Naive question: at what point is a team considered to be part of March Madness

Turns out the school I earned a degree from a lifetime ago made the round of 64, but not the round of 32. So, does that mean they were considered to be part of March Madness, or does a team have to make the round of 32 to be so considered?

I look forward to your feedback.

I think any team that makes the NCAA tournament bracket is considered to be in “March Madness.” This includes the play-in games, so approximately 68 teams total.

I agree, although as far as the revenue-sharing is concerned, the losers of the play-in games aren’t considered as tournament teams, as they weren’t part of the round of 64.

That may have been the case back when there was one play-in game for a 16 seed. But now the play-in games are officially called the First Round. I assumed those teams were considered tournament teams and would benefit from tournament revenue sharing. But I could be wrong.

You’re not wrong. The First Four count as “units” for the purpose of conference revenue from the NCAA tournament.

Not any more. This year they went back to the round of 64 being the “First Round”, and the play-in games being the “Opening Round”.

First of all, they’re not “play-in games,” and the NCAA goes to great pains to tell people that. “Play-ins” imply that the loser was never officially in the tournament, which was not the case in the days of 65 teams, much less now. When the tournament first went from 48 to 64, the NCAA choose something like six conferences and told them, “Your conference champion has to play another of the six conference champions in a ‘play-in’ game just before Selection Sunday”; those were the only actual “play-in” games (and were not part of the tournament itself).

If you count shares as “one per team in the tournament, and one per win except in the Final Four,” then originally winning that game did not earn a share; however, a few years later, the NCAA changed the policy so that the winner did earn a share for it, and, as Barkis notes, all eight of the “first four” teams earn a share for being in the tournament, and the four winners earn a share for their wins.

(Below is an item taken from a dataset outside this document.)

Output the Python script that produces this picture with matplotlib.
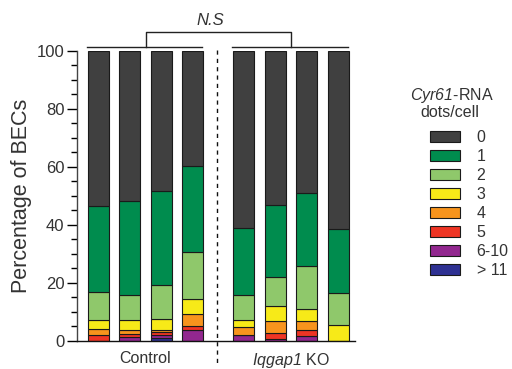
import matplotlib
matplotlib.use('Agg')
import matplotlib.pyplot as plt
import numpy as np
from matplotlib.patches import Patch

plt.rcParams['font.family'] = ['Liberation Sans', 'DejaVu Sans']
plt.rcParams['mathtext.fontset'] = 'custom'
plt.rcParams['mathtext.rm'] = 'Liberation Sans'
plt.rcParams['mathtext.sf'] = 'Liberation Sans:italic'

# dots/cell categories, bottom to top of each stack
categories = ['> 11', '6-10', '5', '4', '3', '2', '1', '0']
colors = ['#2e3192', '#92278f', '#ee3524', '#f7941d', '#f7ea18',
          '#8fc86b', '#008c4e', '#404040']

# percentages per bar (4 Control, 4 Iqgap1 KO), one list per category
gt11 = [0.0, 0.0, 1.0, 0.0, 0.0, 0.0, 0.0, 0.0]
c6_10 = [0.0, 1.5, 1.1, 3.8, 2.2, 0.6, 1.7, 0.0]
c5 = [2.0, 0.9, 0.9, 1.2, 0.0, 2.3, 2.1, 0.0]
c4 = [2.0, 1.3, 0.7, 4.2, 2.5, 4.0, 3.1, 0.0]
c3 = [3.3, 3.6, 3.9, 5.3, 2.4, 5.1, 4.0, 5.4]
c2 = [9.7, 8.5, 11.6, 16.2, 8.6, 10.2, 15.1, 11.3]
c1 = [29.5, 32.5, 32.4, 29.8, 23.4, 24.8, 25.2, 21.8]
c0 = [53.5, 51.7, 48.4, 39.5, 60.9, 53.0, 48.8, 61.5]

groups = ['Control', r'$\mathsf{Iqgap1}$ KO']

series = [gt11, c6_10, c5, c4, c3, c2, c1, c0]

fig = plt.figure(figsize=(5.12, 3.69), dpi=100)
ax = fig.add_axes([0.150, 0.0759, 0.543, 0.7859])

xpos = np.array([0, 1, 2, 3, 4.62, 5.62, 6.62, 7.62])
bottom = np.zeros(len(xpos))
for vals, col in zip(series, colors):
    ax.bar(xpos, vals, width=0.67, bottom=bottom, color=col,
           edgecolor='#1a1a1a', linewidth=0.8)
    bottom += np.array(vals)

ax.set_ylim(0, 100)
ax.set_xlim(-0.68, 8.14)
ax.set_yticks([0, 20, 40, 60, 80, 100])
ax.set_yticks(np.arange(0, 101, 5), minor=True)
ax.set_xticks([1.5, 6.12])
ax.set_xticklabels(groups, fontsize=11.5, color='#333333')
ax.tick_params(axis='x', length=0, pad=7)
ax.tick_params(axis='y', which='major', length=7, width=1, labelsize=12,
               labelcolor='#333333', pad=2)
ax.tick_params(axis='y', which='minor', length=4, width=1)
ax.set_ylabel('Percentage of BECs', fontsize=15.5, color='#333333', labelpad=3)
for s in ['top', 'right']:
    ax.spines[s].set_visible(False)
ax.spines['left'].set_color('#444444')
ax.spines['bottom'].set_color('#111111')
ax.spines['left'].set_linewidth(1)
ax.spines['bottom'].set_linewidth(1)

# group divider
ax.plot([3.76, 3.76], [100.3, -8.5], ls=(0, (3, 3)), color='#111111',
        lw=1, clip_on=False)

# significance brackets
ax.plot([-0.37, 3.29], [101.4, 101.4], color='#222222', lw=1, clip_on=False)
ax.plot([4.24, 7.92], [101.4, 101.4], color='#222222', lw=1, clip_on=False)
ax.plot([1.51, 1.51, 6.11, 6.11], [101.4, 106.6, 106.6, 101.4],
        color='#222222', lw=1, clip_on=False)
ax.text(3.55, 108, 'N.S', style='italic', fontsize=12, color='#333333',
        ha='center', va='bottom')

handles = [Patch(facecolor=c, edgecolor='#1a1a1a', linewidth=0.8)
           for c in colors][::-1]
leg = fig.legend(handles, categories[::-1], loc='upper left',
                 bbox_to_anchor=(0.811, 0.687), frameon=False, fontsize=11.5,
                 handlelength=1.9, handleheight=0.65, labelspacing=0.25,
                 handletextpad=1.05)
for t in leg.get_texts():
    t.set_color('#333333')

fig.text(0.883, 0.742, '$\\mathsf{Cyr61}$-RNA', fontsize=11.5,
         color='#333333', ha='center', va='center')
fig.text(0.879, 0.694, 'dots/cell', fontsize=11.5,
         color='#333333', ha='center', va='center')

fig.savefig('out.png', dpi=100)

Note that all shares belong to the conference, not the team, and the conference keeps them (each share is good for six years) even if the team that earned them changes conferences. The one exception is when teams left the Big East to form the American; as far as the NCAA is concerned, the American is “just another name for the old Big East, the way Big West used to be the PCAA” and gets credit for the Big East shares earned before the split.